Acadia Drops Prader-Willi Program Following Late-Stage Trial Failure

Acadia Scraps Prader-Willi Drug After Late-Stage Failure

Acadia Pharmaceuticals was testing the drug, an intranasal formulation of the oxytocin analogue carbetocin, for its potential to ease hyperphagia in the rare neurological condition.

Acadia Pharmaceuticals’ investigational treatment for hyperphagia in Prader-Willi syndrome missed all its endpoints in a late-stage trial, ending the company’s work on the drug.

The Phase III COMPASS PWS trial was studying intranasal carbetocin, called ACP-101 under Acadia’s purview, to treat hyperphagia, an extremely overactive desire to eat.
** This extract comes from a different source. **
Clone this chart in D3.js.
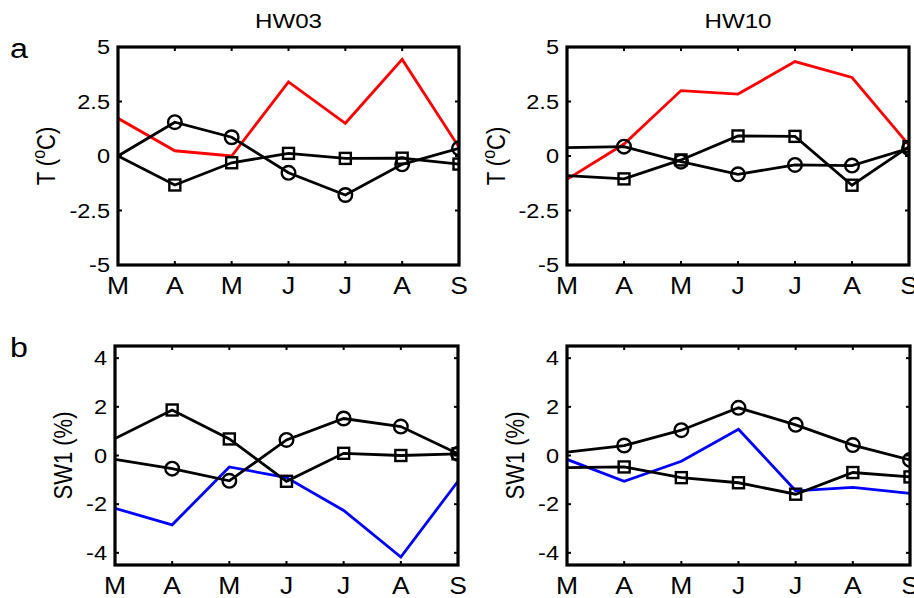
<!DOCTYPE html>
<html><head><meta charset="utf-8">
<script src="https://cdn.jsdelivr.net/npm/d3@7"></script>
<style>
body{margin:0;background:#fff;}
text{font-family:"Liberation Sans",Arial,sans-serif;fill:#000;}
</style></head>
<body><svg id="c" width="914" height="598"></svg>
<script>
// ---- data ----
const months = ["M","A","M","J","J","A","S"];
const tTicks = [5, 2.5, 0, -2.5, -5];
const tTickLabels = ["5","2.5","0","-2.5","-5"];
const swTicks = [4, 2, 0, -2, -4];
const swTickLabels = ["4","2","0","-2","-4"];
const titles = ["HW03","HW10"];

// HW03 temperature anomalies (°C)
const hw03T_obs    = [1.73, 0.24, 0.0, 3.4, 1.5, 4.43, 0.4];
const hw03T_circle = [0.0, 1.55, 0.86, -0.77, -1.79, -0.38, 0.35];
const hw03T_square = [0.0, -1.33, -0.31, 0.12, -0.11, -0.1, -0.37];
// HW10 temperature anomalies (°C)
const hw10T_obs    = [-1.07, 0.55, 3.0, 2.84, 4.33, 3.6, 0.5];
const hw10T_circle = [0.38, 0.43, -0.26, -0.84, -0.41, -0.44, 0.35];
const hw10T_square = [-0.9, -1.05, -0.18, 0.92, 0.9, -1.34, 0.43];
// HW03 soil water anomalies (%)
const hw03S_obs    = [-2.17, -2.85, -0.47, -0.91, -2.26, -4.17, -1.06];
const hw03S_circle = [-0.16, -0.54, -1.04, 0.64, 1.52, 1.19, 0.07];
const hw03S_square = [0.7, 1.87, 0.68, -1.06, 0.09, 0.0, 0.07];
// HW10 soil water anomalies (%)
const hw10S_obs    = [-0.16, -1.06, -0.24, 1.08, -1.45, -1.31, -1.56];
const hw10S_circle = [0.14, 0.41, 1.04, 1.96, 1.26, 0.43, -0.18];
const hw10S_square = [-0.5, -0.47, -0.91, -1.12, -1.59, -0.7, -0.88];

// ---- layout ----
const SX = 1.15; // horizontal text stretch of reference
const svg = d3.select("#c");
const panels = [
  {x0:118, x1:459, y0:47, y1:265, dom:[-5,5], ticks:tTicks, labels:tTickLabels, obs:hw03T_obs, circ:hw03T_circle, sq:hw03T_square, color:"#ff0000", ylab:"T", title:titles[0], letter:"a", labX:46},
  {x0:567, x1:909, y0:47, y1:265, dom:[-5,5], ticks:tTicks, labels:tTickLabels, obs:hw10T_obs, circ:hw10T_circle, sq:hw10T_square, color:"#ff0000", ylab:"T", title:titles[1], labX:496},
  {x0:115, x1:458, y0:346, y1:565, dom:[-4.5,4.5], ticks:swTicks, labels:swTickLabels, obs:hw03S_obs, circ:hw03S_circle, sq:hw03S_square, color:"#0000ff", ylab:"SW", letter:"b", labX:63},
  {x0:567, x1:910, y0:346, y1:565, dom:[-4.5,4.5], ticks:swTicks, labels:swTickLabels, obs:hw10S_obs, circ:hw10S_circle, sq:hw10S_square, color:"#0000ff", ylab:"SW", labX:515}
];

function stretchedText(g, x, y, str, size, anchor){
  return g.append("text")
    .attr("transform", `translate(${x},${y}) scale(${SX},1)`)
    .attr("font-size", size).attr("text-anchor", anchor).text(str);
}

panels.forEach((p, pi) => {
  const x = d3.scaleLinear().domain([0, months.length - 1]).range([p.x0, p.x1]);
  const y = d3.scaleLinear().domain(p.dom).range([p.y1, p.y0]);
  const g = svg.append("g");
  const cid = "clip" + pi;
  svg.append("clipPath").attr("id", cid).append("rect")
    .attr("x", p.x0).attr("y", p.y0).attr("width", p.x1 - p.x0).attr("height", p.y1 - p.y0);
  const dg = g.append("g").attr("clip-path", `url(#${cid})`);
  const line = d3.line().x((d, i) => x(i)).y(d => y(d));

  dg.append("path").datum(p.obs).attr("d", line)
    .attr("fill", "none").attr("stroke", p.color).attr("stroke-width", 2.8);
  [p.sq, p.circ].forEach(ser => {
    dg.append("path").datum(ser).attr("d", line)
      .attr("fill", "none").attr("stroke", "#000").attr("stroke-width", 2.8);
  });
  const idx = d3.range(1, months.length);
  dg.selectAll(".circ").data(idx).enter().append("circle")
    .attr("cx", i => x(i)).attr("cy", i => y(p.circ[i])).attr("r", 6.8)
    .attr("fill", "none").attr("stroke", "#000").attr("stroke-width", 2.4);
  dg.selectAll(".sq").data(idx).enter().append("rect")
    .attr("x", i => x(i) - 5.5).attr("y", i => y(p.sq[i]) - 5.5)
    .attr("width", 11).attr("height", 11)
    .attr("fill", "none").attr("stroke", "#000").attr("stroke-width", 2.4);

  // ticks (inward, all four sides)
  const tl = 4;
  months.forEach((m, i) => {
    g.append("line").attr("x1", x(i)).attr("x2", x(i)).attr("y1", p.y1).attr("y2", p.y1 - tl).attr("stroke", "#000").attr("stroke-width", 2);
    g.append("line").attr("x1", x(i)).attr("x2", x(i)).attr("y1", p.y0).attr("y2", p.y0 + tl).attr("stroke", "#000").attr("stroke-width", 2);
    stretchedText(g, x(i), p.y1 + 29, m, 23, "middle");
  });
  p.ticks.forEach((t, i) => {
    g.append("line").attr("x1", p.x0).attr("x2", p.x0 + tl).attr("y1", y(t)).attr("y2", y(t)).attr("stroke", "#000").attr("stroke-width", 2);
    g.append("line").attr("x1", p.x1).attr("x2", p.x1 - tl).attr("y1", y(t)).attr("y2", y(t)).attr("stroke", "#000").attr("stroke-width", 2);
    stretchedText(g, p.x0 - 8, y(t) + 7, p.labels[i], 20.5, "end");
  });

  // frame
  g.append("rect").attr("x", p.x0).attr("y", p.y0).attr("width", p.x1 - p.x0).attr("height", p.y1 - p.y0)
    .attr("fill", "none").attr("stroke", "#000").attr("stroke-width", 3.2);

  // y label
  const cy = (p.y0 + p.y1) / 2;
  const yl = g.append("text").attr("transform", `translate(${p.labX},${cy}) rotate(-90) scale(1,${SX})`)
    .attr("font-size", 22).attr("text-anchor", "middle").attr("dy", "0.35em");
  if (p.ylab === "T") {
    yl.append("tspan").text("T (");
    yl.append("tspan").attr("font-size", 16).attr("dy", -9).text("o");
    yl.append("tspan").attr("dy", 9).text("C)");
  } else {
    yl.text("SW1 (%)");
  }

  if (p.title) stretchedText(g, (p.x0 + p.x1) / 2, 28, p.title, 21, "middle");
  if (p.letter) stretchedText(g, 19, p.y0 + 11, p.letter, 28, "middle");
});
</script></body></html>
In an announcement Wednesday morning, Acadia said the trial showed no change from baseline on the hyperphagia questionnaire for clinical trials (HQ-CT) test in patients with Prader-Willi syndrome (PWS), a rare neurological condition with severe cognitive effects, after 12 weeks.

“We are committed to sharing a summary of the data in the future to ensure learning for the PWS community,” Elizabeth Thompson, head of research and development at Acadia, said in the company’s statement. “However, given these results, we do not intend to investigate intranasal carbetocin any further.”

Shares of Acadia were down almost 12% in pre-market trading Wednesday.

Carbetocin is an oxytocin analogue often used to prevent excessive bleeding after childbirth. PWS is thought to be a product of a deficiency of oxytocin in the brain. ACP-101 was formerly being developed for PWS by Levo Therapeutics, which previously reported data from a Phase III study, called CARE PWS, in which a higher dose of the drug missed the primary endpoint but a lower dose met it.

Acadia acquired ACP-101 when it acquired Levo in 2022. That year, Levo brought ACP-101 all the way to the FDA for hyperphagia in PWS, but was rejected when the regulator requested another trial.

“While COMPASS was more statistically powered through higher enrollment [than CARE PWS], it was not sufficient to produce meaningful improvements in clinical outcomes,” analysts at BMO Capital Markets wrote in an investor note Wednesday morning.

The BMO analysts suggested that in the wake of COMPASS’ failure, industry attention would turn to Acadia’s Phase II readout for ACP-204 in psychosis related to Alzheimer’s disease, expected sometime in mid-2026.